Editor's Note

Editor's Note by William McKenzie, Editor of The Catalyst

Applying the principles of compassionate conservatism to global challenges

This edition of The Catalyst concludes a series of four issues of our journal on what compassionate conservatism means for today’s world. President Bush’s words in a 2003 London speech defined the guiding principles of this philosophy:

We believe in open societies ordered by moral conviction. We believe in private markets humanized by compassionate government. We believe in economies that reward effort, communities that protect the weak, and the duty of nations to respect the dignity and the rights of all.

Over the last year, we have attempted to apply those values to the challenges facing America’s middle class, creating pathways out of poverty, and finding common-sense solutions for the environment. Our summer Catalyst wraps up this series by providing strategies for engaging a turbulent world.

You will read in this issue:

  • Henry Kissinger, the former secretary of state, on Russia, China, populism, and artificial intelligence.
  • Michael Chertoff, the former homeland security secretary, on combating hacking in the 2020 election.
  • Niall Ferguson, a historian, author, and senior fellow at the Hoover Institution and the Center for European Studies, on why he thinks a Cold War is unfolding with China and how the U.S. should respond.
  • Holly Kuzmich, executive director of the George W. Bush Institute, making the case for why Africa must be front-and-center in American foreign policy.
  • Victor Cha, the Bush Institute’s Human Freedom Initiative’s senior fellow, explaining why human rights should be part of our North Korea policy.
  • Joseph Kim, a North Korean refugee who serves as a Bush Institute Human Freedom assistant, presenting a moral case for treating refugees with compassion and dignity.
  • Natalie Gonnella-Platts, director of the Bush Institute’s Women’s Initiative, and Farhat Popal, senior program manager in the Women’s Initiative, detailing why global stability depends upon opportunities for young people to thrive.
  • Lindsay Lloyd, the Bradford M. Freeman Director of the Bush Institute’s Human Freedom Initiative, reminding us of the importance of NATO to U.S. security.
  • Matthew Rooney, managing director of the Bush Institute-SMU Economic Growth Initiative, and J.H. Cullum Clark, director of the joint initiative, outlining a forward-looking response to the economic challenge posed by China.
  • Nicole Bibbins Sedaca, a Bush Institute Human Freedom Initiative fellow, explaining why America must answer freedom’s call in spite of numerous challenges to democracy.
  • Juan Jose Daboub, former Salvadoran finance minister and former managing director of the World Bank, looking at the impact of international trade from a developing nation’s perspective.

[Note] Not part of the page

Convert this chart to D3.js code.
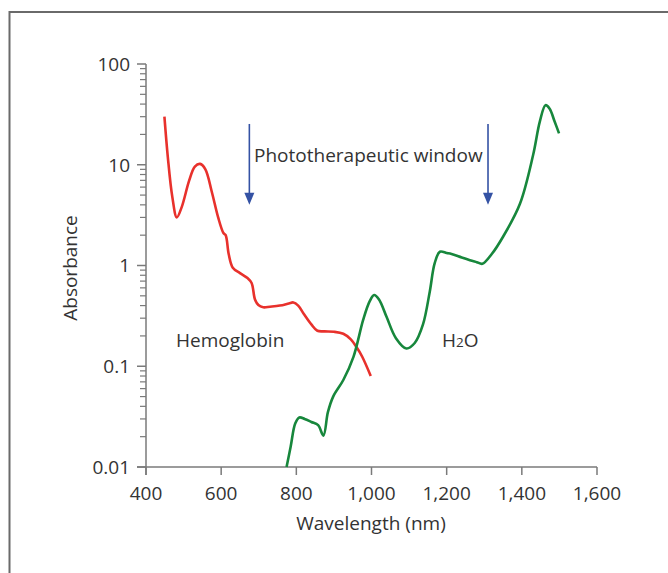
<!DOCTYPE html>
<html><head><meta charset="utf-8">
<script src="https://cdn.jsdelivr.net/npm/d3@7"></script>
<style>
html,body{margin:0;padding:0;background:#fff;}
svg{display:block;}
text{font-family:"Open Sans","Noto Sans",sans-serif;fill:#333;}
</style></head>
<body>
<svg id="chart" width="668" height="573"></svg>
<script>
// Hemoglobin absorbance (wavelength nm, absorbance)
const hbWavelength = [449, 458, 470, 482, 495, 515, 530, 544, 558, 575, 592, 606, 612, 620, 631, 650, 670, 681, 690, 699, 712, 730, 756, 780, 792, 805, 820, 840, 856, 875, 900, 925, 945, 960, 975, 998];
const hbAbsorb     = [30,  12,  4.8, 3.0, 3.8, 7.0, 9.6, 10.2, 9.0, 5.4, 3.0, 2.1, 2.0, 1.3, 0.95, 0.84, 0.75, 0.67, 0.46, 0.405, 0.385, 0.39, 0.40, 0.42, 0.43, 0.40, 0.33, 0.26, 0.225, 0.222, 0.22, 0.21, 0.185, 0.155, 0.125, 0.08];
// Water absorbance
const h2oWavelength = [774, 785, 797, 808, 822, 840, 858, 872, 884, 898, 925, 952, 978, 995, 1007, 1020, 1040, 1065, 1093, 1115, 1137, 1155, 1168, 1182, 1200, 1213, 1240, 1262, 1280, 1295, 1320, 1350, 1395, 1430, 1448, 1463, 1474, 1487, 1499];
const h2oAbsorb     = [0.01, 0.016, 0.027, 0.031, 0.030, 0.028, 0.026, 0.0205, 0.035, 0.05, 0.073, 0.124, 0.29, 0.44, 0.51, 0.46, 0.31, 0.19, 0.15, 0.17, 0.26, 0.55, 1.05, 1.37, 1.33, 1.3, 1.2, 1.13, 1.08, 1.04, 1.3, 1.93, 4.1, 12.5, 27, 39, 36, 27, 20.5];
// Phototherapeutic window arrows
const arrowWavelength = [675, 1310];
const arrowTop = 25.4;
const arrowBottom = 4.0;
// Ticks
const xTicks = [400, 600, 800, 1000, 1200, 1400, 1600];
const yMajorTicks = [100, 10, 1, 0.1, 0.01];
const yTickLabels = ["100", "10", "1", "0.1", "0.01"];

const FS = 19;
const svg = d3.select("#chart");
const x = d3.scaleLinear().domain([400, 1600]).range([146, 597]);
const y = d3.scaleLog().domain([0.01, 100]).range([467, 64]);

// frame
svg.append("rect").attr("x", 9.5).attr("y", 12).attr("width", 700).attr("height", 600)
  .attr("fill", "none").attr("stroke", "#6a6a6a").attr("stroke-width", 2);

const axisColor = "#7a7a7a";
// x axis
const gx = svg.append("g").attr("transform", "translate(0,467)");
gx.append("line").attr("x1", 137).attr("x2", x(1600)).attr("stroke", axisColor).attr("stroke-width", 1.5);
xTicks.forEach(t => {
  gx.append("line").attr("x1", x(t)).attr("x2", x(t)).attr("y1", 0).attr("y2", 8)
    .attr("stroke", axisColor).attr("stroke-width", 1.5);
  gx.append("text").attr("x", x(t)).attr("y", 33).attr("text-anchor", "middle")
    .attr("font-size", FS).text(d3.format(",")(t));
});
svg.append("text").attr("x", 371).attr("y", 530).attr("text-anchor", "middle")
  .attr("font-size", FS).text("Wavelength (nm)");

// y axis
const gy = svg.append("g");
gy.append("line").attr("x1", 146).attr("x2", 146).attr("y1", y(100)).attr("y2", 475)
  .attr("stroke", axisColor).attr("stroke-width", 1.5);
const minor = [];
[0.01, 0.1, 1, 10].forEach(d => { for (let k = 2; k <= 9; k++) minor.push(d * k); });
minor.forEach(t => {
  gy.append("line").attr("x1", 140).attr("x2", 146).attr("y1", y(t)).attr("y2", y(t))
    .attr("stroke", axisColor).attr("stroke-width", 1.2);
});
yMajorTicks.forEach((t, i) => {
  gy.append("line").attr("x1", 137).attr("x2", 146).attr("y1", y(t)).attr("y2", y(t))
    .attr("stroke", axisColor).attr("stroke-width", 1.5);
  gy.append("text").attr("x", 130).attr("y", y(t)).attr("dy", "0.36em").attr("text-anchor", "end")
    .attr("font-size", FS).text(yTickLabels[i]);
});
svg.append("text").attr("transform", "translate(77,268) rotate(-90)").attr("text-anchor", "middle")
  .attr("font-size", FS).text("Absorbance");

// curves
const line = d3.line().x(d => x(d[0])).y(d => y(d[1])).curve(d3.curveCatmullRom.alpha(0.5));
svg.append("path").datum(d3.zip(hbWavelength, hbAbsorb)).attr("d", line)
  .attr("fill", "none").attr("stroke", "#e8312c").attr("stroke-width", 2.6).attr("stroke-linejoin", "round");
svg.append("path").datum(d3.zip(h2oWavelength, h2oAbsorb)).attr("d", line)
  .attr("fill", "none").attr("stroke", "#17873c").attr("stroke-width", 2.6).attr("stroke-linejoin", "round");

// arrows
const arrowColor = "#3452a4";
arrowWavelength.forEach(w => {
  const ax = x(w), y0 = y(arrowTop), y1 = y(arrowBottom);
  svg.append("line").attr("x1", ax).attr("x2", ax).attr("y1", y0).attr("y2", y1 - 8)
    .attr("stroke", arrowColor).attr("stroke-width", 1.6);
  svg.append("path").attr("d", `M${ax - 5},${y1 - 12} L${ax + 5},${y1 - 12} L${ax},${y1} Z`).attr("fill", arrowColor);
});

// labels
svg.append("text").attr("x", 254).attr("y", 162).attr("font-size", FS).text("Phototherapeutic window");
svg.append("text").attr("x", 176).attr("y", 347).attr("font-size", FS).text("Hemoglobin");
const h2o = svg.append("text").attr("x", 442).attr("y", 347).attr("font-size", FS);
h2o.append("tspan").text("H");
h2o.append("tspan").attr("font-size", 13.5).text("2");
h2o.append("tspan").text("O");
</script>
</body></html>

We know the world is filled with troublesome problems, but we also believe there is reason to hope for a better world. Chris Walsh, senior program manager in the Bush Institute’s Human Freedom Initiative and Women’s Initiative, writes about how community is being created in places like Burma. James Patton, president and CEO of the International Center for Religion & Diplomacy, reports how people of different faiths are collaborating on some of the world’s most intractable problems. And Presidential Leadership Scholars Neha Misra and Conor French write about the rise of social entrepreneurship – and how innovative, entrepreneurial leaders and organizations are reshaping communities in places like Rwanda and Nigeria.

We are sharing your thoughts from our last issue below, so please don’t hesitate to let us know your views about the pieces in this final edition of our compassionate conservatism series. 

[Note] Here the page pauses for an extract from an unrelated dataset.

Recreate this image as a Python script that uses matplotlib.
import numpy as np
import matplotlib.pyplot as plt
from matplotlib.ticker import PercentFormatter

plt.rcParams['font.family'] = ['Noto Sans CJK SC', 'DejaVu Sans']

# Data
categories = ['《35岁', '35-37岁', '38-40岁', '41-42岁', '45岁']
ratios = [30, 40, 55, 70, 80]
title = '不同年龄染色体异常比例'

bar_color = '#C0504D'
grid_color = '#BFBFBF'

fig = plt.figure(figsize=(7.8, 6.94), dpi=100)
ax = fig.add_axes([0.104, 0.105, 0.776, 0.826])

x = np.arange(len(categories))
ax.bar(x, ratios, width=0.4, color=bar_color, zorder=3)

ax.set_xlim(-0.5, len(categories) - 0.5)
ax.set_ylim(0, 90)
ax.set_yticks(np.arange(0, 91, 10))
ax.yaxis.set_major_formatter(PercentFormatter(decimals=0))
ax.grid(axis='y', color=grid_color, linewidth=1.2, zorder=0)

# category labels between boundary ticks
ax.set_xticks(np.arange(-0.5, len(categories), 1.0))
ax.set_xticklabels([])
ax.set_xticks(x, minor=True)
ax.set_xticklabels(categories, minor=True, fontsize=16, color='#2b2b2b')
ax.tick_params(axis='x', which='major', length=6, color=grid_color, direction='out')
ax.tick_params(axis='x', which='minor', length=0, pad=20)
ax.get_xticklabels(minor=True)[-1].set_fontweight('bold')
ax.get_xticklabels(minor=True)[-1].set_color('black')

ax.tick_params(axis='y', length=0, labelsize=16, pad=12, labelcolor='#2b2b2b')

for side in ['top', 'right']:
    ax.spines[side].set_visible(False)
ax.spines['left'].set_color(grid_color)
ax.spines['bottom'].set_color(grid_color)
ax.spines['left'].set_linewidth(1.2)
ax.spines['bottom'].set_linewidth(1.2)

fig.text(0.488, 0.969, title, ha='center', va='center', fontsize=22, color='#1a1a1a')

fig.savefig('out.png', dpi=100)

Letters to the Editor: Your Response to the Spring 2019 Common-Sense Conservation  Catalyst

Re: Laura Bush on Conservation

I enjoyed learning so much. I’m going to plant antelope horn milkweed for the Monarchs.
Lynda Bethel, Lamesa, Texas

I am very impressed with your strong leadership to protect and conserve natural resources in Texas by founding Texan by Nature.
Yumiko Kokuryu, Tokyo, Japan

I work at the library in Glencoe, Illinois. We have a number of educational programs and would embrace learning about and acting upon conserving our oceans. But this dire subject simply hasn’t made an impression on most people. I, too, am guilty. We need more lecturers in libraries and other places to spread the word about plastics in our oceans. Thank you for bringing this to our attention.
Betty McGrew, Glencoe, Illinois

Re: J.H. Cullum Clark and Natalie Gonnella-Platts on Wildlife Crime Threatens Species and Fuels Transnational Crime

A first-class article. It is full of cogent economic and political economy thinking. It certainly points out the importance of reducing wildlife crime. The emphasis on the Communal Conservancy approach is quite appealing. Good job.
Tom Fomby, Dallas, Texas

Re: Aaron Packman on Strategies to Keep Major Cities from Running Dry

Thanks for this security alert on water. When we lived in Chicago, we did worry about the changes in the Great Lakes, They were landmarks we showed to our children when they were in elementary school. Thank you for a great argument about water security.